Let $\alpha_k$ be the probability that Case 3.k holds for the given value of $k$. Then $\sum_{k=2}^K \alpha_k \leq 1$ for any k, hence $\sum_{k=2}^\infty \alpha_k \leq 1$. In particular, we can find $K_1$ such that $\sum_{k={K_1}}^\infty \alpha_k \leq 0.1$ (say). Let $P$ be six times the least common multiple of $1,2,\dots,K_1$. Then the coloring is P-periodic for Case 1, Case 2, and all Case 3.k with $k \leq K_1$. On the other hand, if $K_2$ is sufficiently large depending on $P$, and Case 3.k holds for some $k \geq K_2$, then almost all of the hexagons are colored centralsym, which makes the coloring "almost P-periodic" in the sense that ${\bf c}(z+P) = {\bf c}(z)$ will hold for at least $0.9$ of the lattice points $z \in {\bf Z}[e^{\pi i/3}]$ with $|z| \leq K_2$. Thus, with the probability $\geq 1 - \sum_{k=K_1}^{K_2} \alpha_k \geq 0.9$, ${\bf c}(z+P) = {\bf c}(z)$ will hold for at least $0.9$ of the lattice points $z \in {\bf Z}[e^{\pi i/3}]$ with $|z| \leq K_2$. Taking expectations we conclude that

$d_P \geq 0.9 \times 0.9 = 0.81$

but this contradicts Lemma 2. $\Box$

One should be able to refine this argument to show that $p_{H = 1tri} \gt c$ for an absolute constant $c\gt0$.

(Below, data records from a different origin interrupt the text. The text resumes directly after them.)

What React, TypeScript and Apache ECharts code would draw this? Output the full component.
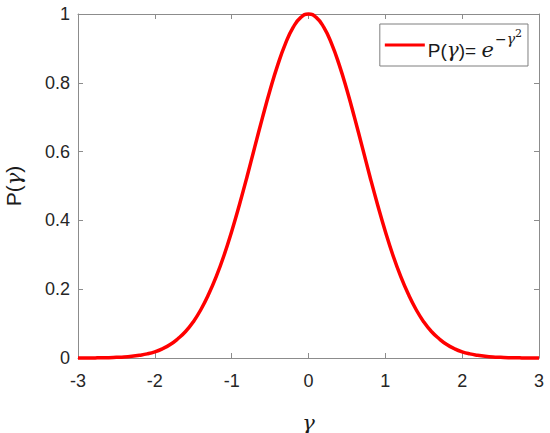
import React, { useEffect, useRef } from "react";
import * as echarts from "echarts";

const xValues = [
  -3.0, -2.9, -2.8, -2.7, -2.6, -2.5, -2.4, -2.3, -2.2, -2.1,
  -2.0, -1.9, -1.8, -1.7, -1.6, -1.5, -1.4, -1.3, -1.2, -1.1,
  -1.0, -0.9, -0.8, -0.7, -0.6, -0.5, -0.4, -0.3, -0.2, -0.1,
  0.0, 0.1, 0.2, 0.3, 0.4, 0.5, 0.6, 0.7, 0.8, 0.9,
  1.0, 1.1, 1.2, 1.3, 1.4, 1.5, 1.6, 1.7, 1.8, 1.9,
  2.0, 2.1, 2.2, 2.3, 2.4, 2.5, 2.6, 2.7, 2.8, 2.9, 3.0,
];

const pValues = [
  0.000, 0.000, 0.000, 0.001, 0.001, 0.002, 0.003, 0.005, 0.008, 0.012,
  0.018, 0.027, 0.039, 0.056, 0.077, 0.105, 0.141, 0.185, 0.237, 0.298,
  0.368, 0.445, 0.527, 0.613, 0.698, 0.779, 0.852, 0.914, 0.961, 0.990,
  1.000, 0.990, 0.961, 0.914, 0.852, 0.779, 0.698, 0.613, 0.527, 0.445,
  0.368, 0.298, 0.237, 0.185, 0.141, 0.105, 0.077, 0.056, 0.039, 0.027,
  0.018, 0.012, 0.008, 0.005, 0.003, 0.002, 0.001, 0.001, 0.000, 0.000, 0.000,
];

const xTicks = { min: -3, max: 3, interval: 1 };
const yTicks = { min: 0, max: 1, interval: 0.2 };

const seriesName = "P(γ)= e^-γ^2";

export default function App() {
  const ref = useRef<HTMLDivElement>(null);

  useEffect(() => {
    if (!ref.current) return;
    const chart = echarts.init(ref.current, null, { renderer: "svg" });
    const axisColor = "#8c8c8c";
    const labelFont = {
      color: "#262626",
      fontSize: 18,
      fontFamily: "Liberation Sans, Arial, sans-serif",
    };
    const data = xValues.map((x, i) => [x, pValues[i]]);
    chart.setOption({
      animation: false,
      backgroundColor: "#ffffff",
      grid: {
        left: 78,
        right: 11,
        top: 14,
        bottom: 75,
        containLabel: false,
        outerBoundsMode: "none",
      },
      legend: {
        right: 22,
        top: 24,
        orient: "vertical",
        backgroundColor: "#ffffff",
        borderColor: "#7f7f7f",
        borderWidth: 1,
        borderRadius: 0,
        padding: [4, 6, 4, 5],
        itemWidth: 40,
        itemHeight: 3,
        itemGap: 0,
        icon: "rect",
        data: [seriesName],
        formatter: () => "{a|P(}{g|γ}{a|)= }{e|e}{s|−γ}{t|2}",
        textStyle: {
          padding: [0, 0, 0, -2],
          rich: {
            a: {
              fontSize: 19,
              color: "#1a1a1a",
              fontFamily: "Liberation Sans, Arial, sans-serif",
              lineHeight: 34,
              verticalAlign: "bottom",
              padding: [0, 0, 2, 0],
            },
            g: {
              fontSize: 20,
              color: "#1a1a1a",
              fontStyle: "italic",
              fontFamily: "DejaVu Serif, serif",
              lineHeight: 34,
              verticalAlign: "bottom",
              padding: [0, 0, 2, 0],
            },
            e: {
              fontSize: 21,
              color: "#1a1a1a",
              fontStyle: "italic",
              fontFamily: "DejaVu Serif, serif",
              lineHeight: 34,
              verticalAlign: "bottom",
              padding: [0, 1, 2, 0],
            },
            s: {
              fontSize: 14,
              color: "#1a1a1a",
              fontStyle: "italic",
              fontFamily: "DejaVu Serif, serif",
              lineHeight: 34,
              verticalAlign: "top",
              padding: [4, 0, 0, 0],
            },
            t: {
              fontSize: 11,
              color: "#1a1a1a",
              fontFamily: "DejaVu Serif, serif",
              lineHeight: 34,
              verticalAlign: "top",
              padding: [0, 0, 0, 0],
            },
          },
        },
      },
      xAxis: [
        {
          type: "value",
          min: xTicks.min,
          max: xTicks.max,
          interval: xTicks.interval,
          position: "bottom",
          axisLine: { show: true, onZero: false, lineStyle: { color: axisColor, width: 1 } },
          axisTick: { show: true, inside: true, length: 5, lineStyle: { color: axisColor } },
          splitLine: { show: false },
          axisLabel: { ...labelFont, margin: 14 },
          name: "γ",
          nameLocation: "middle",
          nameGap: 54,
          nameTextStyle: {
            fontSize: 21,
            color: "#1a1a1a",
            fontStyle: "italic",
            fontFamily: "DejaVu Serif, serif",
          },
        },
        {
          type: "value",
          min: xTicks.min,
          max: xTicks.max,
          interval: xTicks.interval,
          position: "top",
          axisLine: { show: true, onZero: false, lineStyle: { color: axisColor, width: 1 } },
          axisTick: { show: true, inside: true, length: 5, lineStyle: { color: axisColor } },
          splitLine: { show: false },
          axisLabel: { show: false },
        },
      ],
      yAxis: [
        {
          type: "value",
          min: yTicks.min,
          max: yTicks.max,
          interval: yTicks.interval,
          position: "left",
          axisLine: { show: true, onZero: false, lineStyle: { color: axisColor, width: 1 } },
          axisTick: { show: true, inside: true, length: 5, lineStyle: { color: axisColor } },
          splitLine: { show: false },
          axisLabel: { ...labelFont, margin: 8 },
          name: "{p|P(}{g|γ}{p|)}",
          nameLocation: "middle",
          nameGap: 54,
          nameRotate: 90,
          nameTextStyle: {
            rich: {
              p: {
                fontSize: 21,
                color: "#1a1a1a",
                fontFamily: "Liberation Sans, Arial, sans-serif",
              },
              g: {
                fontSize: 21,
                color: "#1a1a1a",
                fontStyle: "italic",
                fontFamily: "DejaVu Serif, serif",
              },
            },
          },
        },
        {
          type: "value",
          min: yTicks.min,
          max: yTicks.max,
          interval: yTicks.interval,
          position: "right",
          axisLine: { show: true, onZero: false, lineStyle: { color: axisColor, width: 1 } },
          axisTick: { show: true, inside: true, length: 5, lineStyle: { color: axisColor } },
          splitLine: { show: false },
          axisLabel: { show: false },
        },
      ],
      series: [
        {
          name: seriesName,
          type: "line",
          xAxisIndex: 0,
          yAxisIndex: 0,
          data,
          smooth: true,
          showSymbol: false,
          symbol: "none",
          color: "#ff0000",
          lineStyle: { color: "#ff0000", width: 3.5 },
          clip: false,
        },
      ],
    });
    return () => chart.dispose();
  }, []);

  return <div ref={ref} style={{ width: 550, height: 433, position: "absolute", left: 0, top: 0 }} />;
}
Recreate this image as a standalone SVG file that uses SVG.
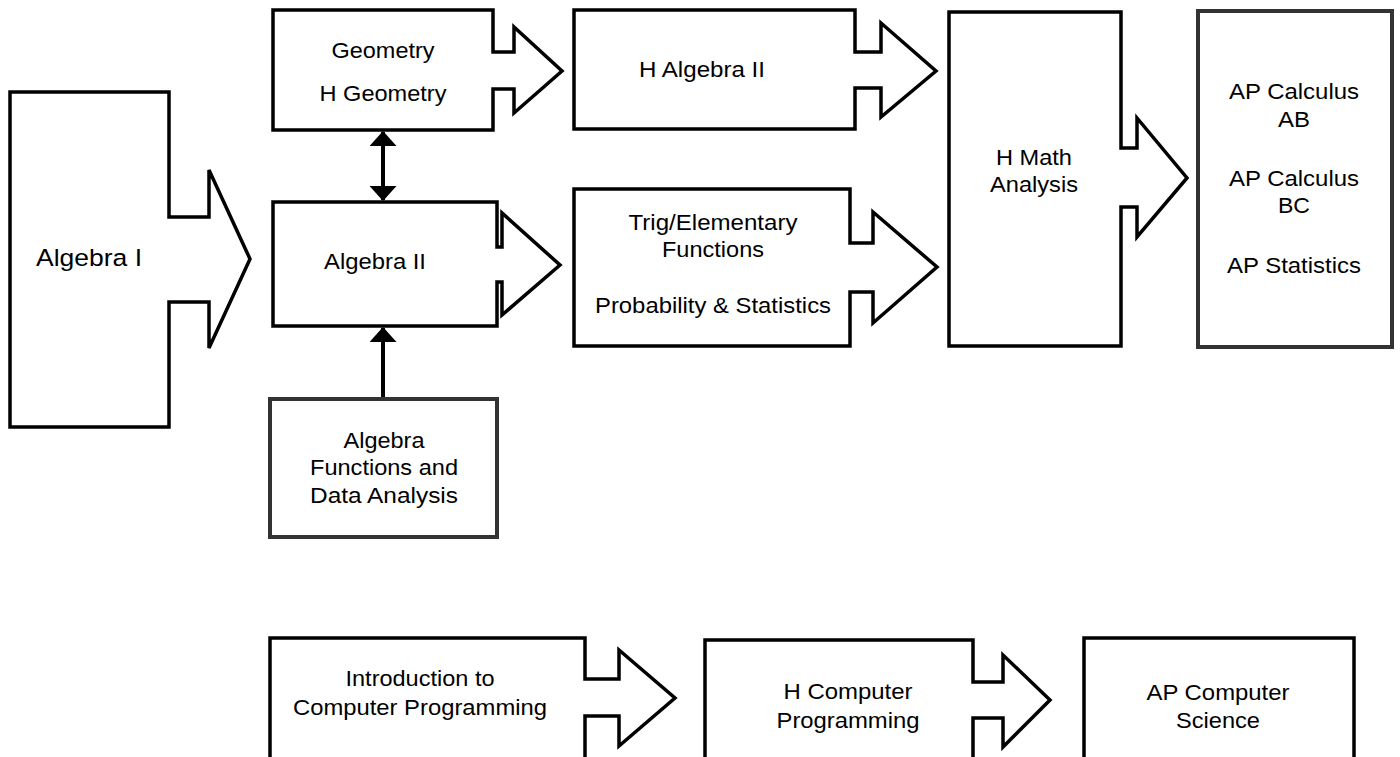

Simplification rules for triplets of points in the complex plane

Deduced from the rule ${\bf P}(A\land B)+{\bf P}(A\land \lnot B)={\bf P}(A)$.

${\bf P}( {\mathbf c}(z_0) = {\mathbf c}(z_1) = {\mathbf c}(z_2) ) + {\bf P}( {\mathbf c}(z_0) = {\mathbf c}(z_1) \neq {\mathbf c}(z_2) ) = {\bf P}( {\mathbf c}(z_0) = {\mathbf c}(z_1) )$
${\bf P}( {\mathbf c}(z_0) \neq {\mathbf c}(z_1) \neq {\mathbf c}(z_2) ) + {\bf P}( {\mathbf c}(z_0) \neq {\mathbf c}(z_1) = {\mathbf c}(z_2) ) = {\bf P}( {\mathbf c}(z_0) \neq {\mathbf c}(z_1) )$
${\bf P}( {\mathbf c}(z_0) = {\mathbf c}(z_1) = {\mathbf c}(z_2) ) - {\bf P}( {\mathbf c}(z_0) \neq {\mathbf c}(z_1) \neq {\mathbf c}(z_2) ) = {\bf P}( {\mathbf c}(z_0) = {\mathbf c}(z_1) ) - {\bf P}( {\mathbf c}(z_1) \neq {\mathbf c}(z_2) )$
${\bf P}( {\mathbf c}(z_0) \neq {\mathbf c}(z_1) \neq {\mathbf c}(z_2) \neq {\mathbf c}(z_0) ) + {\bf P}( {\mathbf c}(z_1) \neq {\mathbf c}(z_2) = {\mathbf c}(z_0) ) = {\bf P}( {\mathbf c}(z_0) \neq {\mathbf c}(z_1) \neq {\mathbf c}(z_2) )$

Proofs of bounds for conditional probabilities

The trivial case, valid where $\left|d\right|\neq 1$:

$x\in\mathbb{R}\Rightarrow{\bf P}( {\mathbf c}(0) = {\mathbf c}(d+e^{ix}) \mid {\mathbf c}(0) = {\mathbf c}(d) )=0$

Trivial plus Baye's Theorem, valid where $d\neq 0$:

$x\in\mathbb{R}\Rightarrow{\bf P}( {\mathbf c}(0) = {\mathbf c}(d+e^{ix}) \mid {\mathbf c}(0) \neq {\mathbf c}(d) )=\frac{{\bf P}( {\mathbf c}(0) = {\mathbf c}(d+e^{ix}) )}{1-{\bf P}( {\mathbf c}(0) = {\mathbf c}(d) )}\leq 1$

Rearrange:

${\bf P}( {\mathbf c}(0) = {\mathbf c}(d+e^{ix}) )+{\bf P}( {\mathbf c}(0) = {\mathbf c}(d) )\leq 1$

Spindle method: for $\left|d\right|=d\geq 1/2$ and $\theta=2\text{arcsin}\left(\frac{1}{2d}\right)$:

${\bf P}( {\mathbf c}(0) = {\mathbf c}(d+e^{i\theta}) \mid {\mathbf c}(0) \neq {\mathbf c}(d) ) = \frac{1}{1-{\bf P}( {\mathbf c}(0) = {\mathbf c}(d) )} - 1\leq 1$

which is another way to see $\left|d\right|=d\geq 1/2\Rightarrow{\bf P}( {\mathbf c}(0) = {\mathbf c}(d) )\leq 1/2$.